** DATA SECTION **
----------------------------------------

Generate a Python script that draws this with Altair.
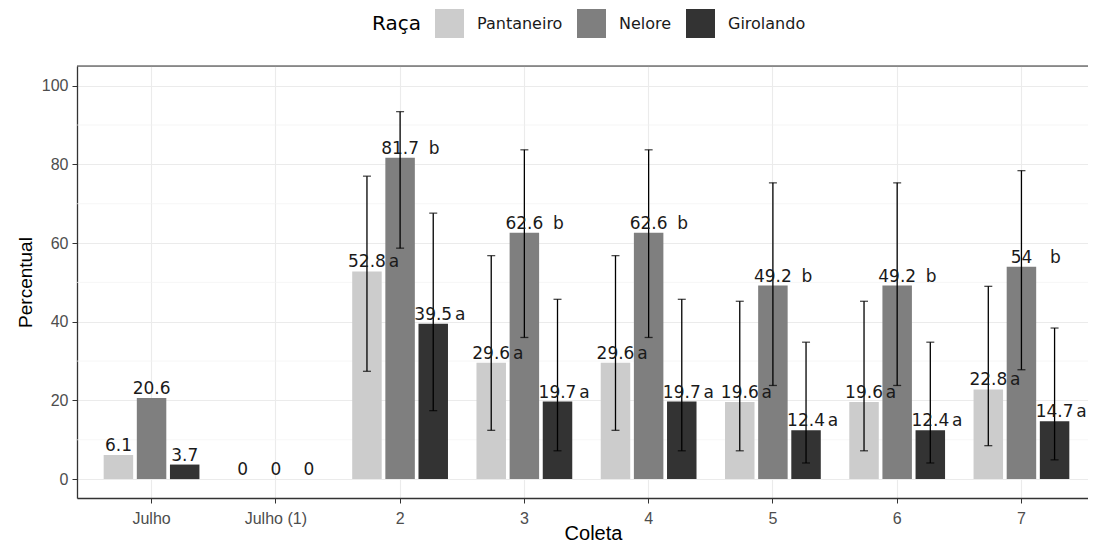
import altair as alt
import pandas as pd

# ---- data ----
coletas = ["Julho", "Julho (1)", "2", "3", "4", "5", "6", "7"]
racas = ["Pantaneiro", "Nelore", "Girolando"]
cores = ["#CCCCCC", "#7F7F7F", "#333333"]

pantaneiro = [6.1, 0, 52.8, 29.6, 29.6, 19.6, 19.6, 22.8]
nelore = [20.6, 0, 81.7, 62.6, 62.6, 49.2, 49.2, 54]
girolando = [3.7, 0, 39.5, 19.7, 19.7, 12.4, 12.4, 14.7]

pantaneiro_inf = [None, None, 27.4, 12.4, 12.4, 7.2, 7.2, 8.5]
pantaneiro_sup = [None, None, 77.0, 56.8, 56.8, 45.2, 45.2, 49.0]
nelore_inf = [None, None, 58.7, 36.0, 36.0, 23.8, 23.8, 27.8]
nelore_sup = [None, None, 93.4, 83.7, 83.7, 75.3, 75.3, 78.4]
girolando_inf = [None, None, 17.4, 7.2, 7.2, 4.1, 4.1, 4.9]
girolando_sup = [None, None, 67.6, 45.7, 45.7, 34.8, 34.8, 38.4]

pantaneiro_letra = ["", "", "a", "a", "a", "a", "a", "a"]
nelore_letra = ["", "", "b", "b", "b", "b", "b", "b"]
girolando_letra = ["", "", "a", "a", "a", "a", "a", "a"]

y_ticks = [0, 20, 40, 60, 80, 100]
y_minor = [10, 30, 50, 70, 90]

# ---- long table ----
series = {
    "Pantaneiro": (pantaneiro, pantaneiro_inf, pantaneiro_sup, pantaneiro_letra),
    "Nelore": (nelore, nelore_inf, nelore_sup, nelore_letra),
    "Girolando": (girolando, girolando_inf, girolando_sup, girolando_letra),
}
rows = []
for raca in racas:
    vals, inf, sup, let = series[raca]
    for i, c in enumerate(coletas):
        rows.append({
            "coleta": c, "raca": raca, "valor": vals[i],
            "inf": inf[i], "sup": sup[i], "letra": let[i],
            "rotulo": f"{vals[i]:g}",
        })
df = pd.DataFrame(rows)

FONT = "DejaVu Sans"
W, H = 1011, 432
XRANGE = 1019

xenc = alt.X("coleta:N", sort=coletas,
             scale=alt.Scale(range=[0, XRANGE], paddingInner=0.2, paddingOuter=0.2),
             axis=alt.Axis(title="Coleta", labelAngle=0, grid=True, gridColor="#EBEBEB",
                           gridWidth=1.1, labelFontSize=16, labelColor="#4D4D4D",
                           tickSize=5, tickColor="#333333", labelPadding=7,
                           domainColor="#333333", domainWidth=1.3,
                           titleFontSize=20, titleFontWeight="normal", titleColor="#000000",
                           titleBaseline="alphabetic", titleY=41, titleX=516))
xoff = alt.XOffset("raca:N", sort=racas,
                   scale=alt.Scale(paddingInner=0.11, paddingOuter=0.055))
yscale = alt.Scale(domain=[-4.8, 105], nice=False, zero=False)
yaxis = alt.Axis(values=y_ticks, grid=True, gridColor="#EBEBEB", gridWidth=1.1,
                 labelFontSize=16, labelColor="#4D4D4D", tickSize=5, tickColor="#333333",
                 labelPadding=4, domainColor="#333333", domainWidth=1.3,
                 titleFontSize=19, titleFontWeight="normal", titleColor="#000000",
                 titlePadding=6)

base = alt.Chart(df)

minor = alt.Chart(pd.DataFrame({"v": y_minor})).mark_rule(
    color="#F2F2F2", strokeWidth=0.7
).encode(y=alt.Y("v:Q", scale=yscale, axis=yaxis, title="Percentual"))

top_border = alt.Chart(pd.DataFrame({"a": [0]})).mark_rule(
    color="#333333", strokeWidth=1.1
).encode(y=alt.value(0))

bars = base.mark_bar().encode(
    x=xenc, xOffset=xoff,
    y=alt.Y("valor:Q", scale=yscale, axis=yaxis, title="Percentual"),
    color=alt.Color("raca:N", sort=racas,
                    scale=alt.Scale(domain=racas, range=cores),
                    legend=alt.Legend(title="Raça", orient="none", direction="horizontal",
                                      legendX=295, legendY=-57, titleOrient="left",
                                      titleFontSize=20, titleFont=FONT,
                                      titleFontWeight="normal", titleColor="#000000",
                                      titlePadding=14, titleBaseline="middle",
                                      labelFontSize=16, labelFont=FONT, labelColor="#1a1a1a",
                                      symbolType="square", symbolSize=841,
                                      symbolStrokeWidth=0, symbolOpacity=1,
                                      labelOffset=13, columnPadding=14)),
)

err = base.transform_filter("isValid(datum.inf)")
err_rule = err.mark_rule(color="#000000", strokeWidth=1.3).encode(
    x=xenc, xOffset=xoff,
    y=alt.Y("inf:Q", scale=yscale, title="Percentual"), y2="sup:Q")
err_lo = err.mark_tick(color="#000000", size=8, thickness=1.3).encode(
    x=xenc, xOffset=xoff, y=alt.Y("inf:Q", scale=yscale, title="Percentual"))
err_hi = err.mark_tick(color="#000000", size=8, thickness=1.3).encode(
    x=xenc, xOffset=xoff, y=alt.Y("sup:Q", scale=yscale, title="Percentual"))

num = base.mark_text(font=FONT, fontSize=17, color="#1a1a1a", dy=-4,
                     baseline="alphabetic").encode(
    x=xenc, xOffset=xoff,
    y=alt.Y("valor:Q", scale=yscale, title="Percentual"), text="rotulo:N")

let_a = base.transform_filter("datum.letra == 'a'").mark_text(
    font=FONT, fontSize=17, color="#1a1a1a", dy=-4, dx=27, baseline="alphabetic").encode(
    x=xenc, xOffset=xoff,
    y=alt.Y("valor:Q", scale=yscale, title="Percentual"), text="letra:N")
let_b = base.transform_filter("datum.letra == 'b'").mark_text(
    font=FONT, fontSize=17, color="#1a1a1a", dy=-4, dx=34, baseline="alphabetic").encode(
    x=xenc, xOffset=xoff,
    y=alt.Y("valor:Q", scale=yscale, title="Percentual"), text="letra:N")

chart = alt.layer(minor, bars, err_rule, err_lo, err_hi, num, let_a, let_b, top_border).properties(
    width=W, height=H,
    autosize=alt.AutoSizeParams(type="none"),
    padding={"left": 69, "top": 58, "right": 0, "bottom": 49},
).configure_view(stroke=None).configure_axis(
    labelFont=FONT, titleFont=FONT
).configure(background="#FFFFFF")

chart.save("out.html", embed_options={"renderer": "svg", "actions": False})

----------------------------------------

** EXERCISE OBJECTIVE **
Using the data above, print every line exactly, omitting pictures.

** EXPECTED ANSWER **
Generate a Python script that draws this with Altair.
import altair as alt
import pandas as pd

# ---- data ----
coletas = ["Julho", "Julho (1)", "2", "3", "4", "5", "6", "7"]
racas = ["Pantaneiro", "Nelore", "Girolando"]
cores = ["#CCCCCC", "#7F7F7F", "#333333"]

pantaneiro = [6.1, 0, 52.8, 29.6, 29.6, 19.6, 19.6, 22.8]
nelore = [20.6, 0, 81.7, 62.6, 62.6, 49.2, 49.2, 54]
girolando = [3.7, 0, 39.5, 19.7, 19.7, 12.4, 12.4, 14.7]

pantaneiro_inf = [None, None, 27.4, 12.4, 12.4, 7.2, 7.2, 8.5]
pantaneiro_sup = [None, None, 77.0, 56.8, 56.8, 45.2, 45.2, 49.0]
nelore_inf = [None, None, 58.7, 36.0, 36.0, 23.8, 23.8, 27.8]
nelore_sup = [None, None, 93.4, 83.7, 83.7, 75.3, 75.3, 78.4]
girolando_inf = [None, None, 17.4, 7.2, 7.2, 4.1, 4.1, 4.9]
girolando_sup = [None, None, 67.6, 45.7, 45.7, 34.8, 34.8, 38.4]

pantaneiro_letra = ["", "", "a", "a", "a", "a", "a", "a"]
nelore_letra = ["", "", "b", "b", "b", "b", "b", "b"]
girolando_letra = ["", "", "a", "a", "a", "a", "a", "a"]

y_ticks = [0, 20, 40, 60, 80, 100]
y_minor = [10, 30, 50, 70, 90]

# ---- long table ----
series = {
    "Pantaneiro": (pantaneiro, pantaneiro_inf, pantaneiro_sup, pantaneiro_letra),
    "Nelore": (nelore, nelore_inf, nelore_sup, nelore_letra),
    "Girolando": (girolando, girolando_inf, girolando_sup, girolando_letra),
}
rows = []
for raca in racas:
    vals, inf, sup, let = series[raca]
    for i, c in enumerate(coletas):
        rows.append({
            "coleta": c, "raca": raca, "valor": vals[i],
            "inf": inf[i], "sup": sup[i], "letra": let[i],
            "rotulo": f"{vals[i]:g}",
        })
df = pd.DataFrame(rows)

FONT = "DejaVu Sans"
W, H = 1011, 432
XRANGE = 1019

xenc = alt.X("coleta:N", sort=coletas,
             scale=alt.Scale(range=[0, XRANGE], paddingInner=0.2, paddingOuter=0.2),
             axis=alt.Axis(title="Coleta", labelAngle=0, grid=True, gridColor="#EBEBEB",
                           gridWidth=1.1, labelFontSize=16, labelColor="#4D4D4D",
                           tickSize=5, tickColor="#333333", labelPadding=7,
                           domainColor="#333333", domainWidth=1.3,
                           titleFontSize=20, titleFontWeight="normal", titleColor="#000000",
                           titleBaseline="alphabetic", titleY=41, titleX=516))
xoff = alt.XOffset("raca:N", sort=racas,
                   scale=alt.Scale(paddingInner=0.11, paddingOuter=0.055))
yscale = alt.Scale(domain=[-4.8, 105], nice=False, zero=False)
yaxis = alt.Axis(values=y_ticks, grid=True, gridColor="#EBEBEB", gridWidth=1.1,
                 labelFontSize=16, labelColor="#4D4D4D", tickSize=5, tickColor="#333333",
                 labelPadding=4, domainColor="#333333", domainWidth=1.3,
                 titleFontSize=19, titleFontWeight="normal", titleColor="#000000",
                 titlePadding=6)

base = alt.Chart(df)

minor = alt.Chart(pd.DataFrame({"v": y_minor})).mark_rule(
    color="#F2F2F2", strokeWidth=0.7
).encode(y=alt.Y("v:Q", scale=yscale, axis=yaxis, title="Percentual"))

top_border = alt.Chart(pd.DataFrame({"a": [0]})).mark_rule(
    color="#333333", strokeWidth=1.1
).encode(y=alt.value(0))

bars = base.mark_bar().encode(
    x=xenc, xOffset=xoff,
    y=alt.Y("valor:Q", scale=yscale, axis=yaxis, title="Percentual"),
    color=alt.Color("raca:N", sort=racas,
                    scale=alt.Scale(domain=racas, range=cores),
                    legend=alt.Legend(title="Raça", orient="none", direction="horizontal",
                                      legendX=295, legendY=-57, titleOrient="left",
                                      titleFontSize=20, titleFont=FONT,
                                      titleFontWeight="normal", titleColor="#000000",
                                      titlePadding=14, titleBaseline="middle",
                                      labelFontSize=16, labelFont=FONT, labelColor="#1a1a1a",
                                      symbolType="square", symbolSize=841,
                                      symbolStrokeWidth=0, symbolOpacity=1,
                                      labelOffset=13, columnPadding=14)),
)

err = base.transform_filter("isValid(datum.inf)")
err_rule = err.mark_rule(color="#000000", strokeWidth=1.3).encode(
    x=xenc, xOffset=xoff,
    y=alt.Y("inf:Q", scale=yscale, title="Percentual"), y2="sup:Q")
err_lo = err.mark_tick(color="#000000", size=8, thickness=1.3).encode(
    x=xenc, xOffset=xoff, y=alt.Y("inf:Q", scale=yscale, title="Percentual"))
err_hi = err.mark_tick(color="#000000", size=8, thickness=1.3).encode(
    x=xenc, xOffset=xoff, y=alt.Y("sup:Q", scale=yscale, title="Percentual"))

num = base.mark_text(font=FONT, fontSize=17, color="#1a1a1a", dy=-4,
                     baseline="alphabetic").encode(
    x=xenc, xOffset=xoff,
    y=alt.Y("valor:Q", scale=yscale, title="Percentual"), text="rotulo:N")

let_a = base.transform_filter("datum.letra == 'a'").mark_text(
    font=FONT, fontSize=17, color="#1a1a1a", dy=-4, dx=27, baseline="alphabetic").encode(
    x=xenc, xOffset=xoff,
    y=alt.Y("valor:Q", scale=yscale, title="Percentual"), text="letra:N")
let_b = base.transform_filter("datum.letra == 'b'").mark_text(
    font=FONT, fontSize=17, color="#1a1a1a", dy=-4, dx=34, baseline="alphabetic").encode(
    x=xenc, xOffset=xoff,
    y=alt.Y("valor:Q", scale=yscale, title="Percentual"), text="letra:N")

chart = alt.layer(minor, bars, err_rule, err_lo, err_hi, num, let_a, let_b, top_border).properties(
    width=W, height=H,
    autosize=alt.AutoSizeParams(type="none"),
    padding={"left": 69, "top": 58, "right": 0, "bottom": 49},
).configure_view(stroke=None).configure_axis(
    labelFont=FONT, titleFont=FONT
).configure(background="#FFFFFF")

chart.save("out.html", embed_options={"renderer": "svg", "actions": False})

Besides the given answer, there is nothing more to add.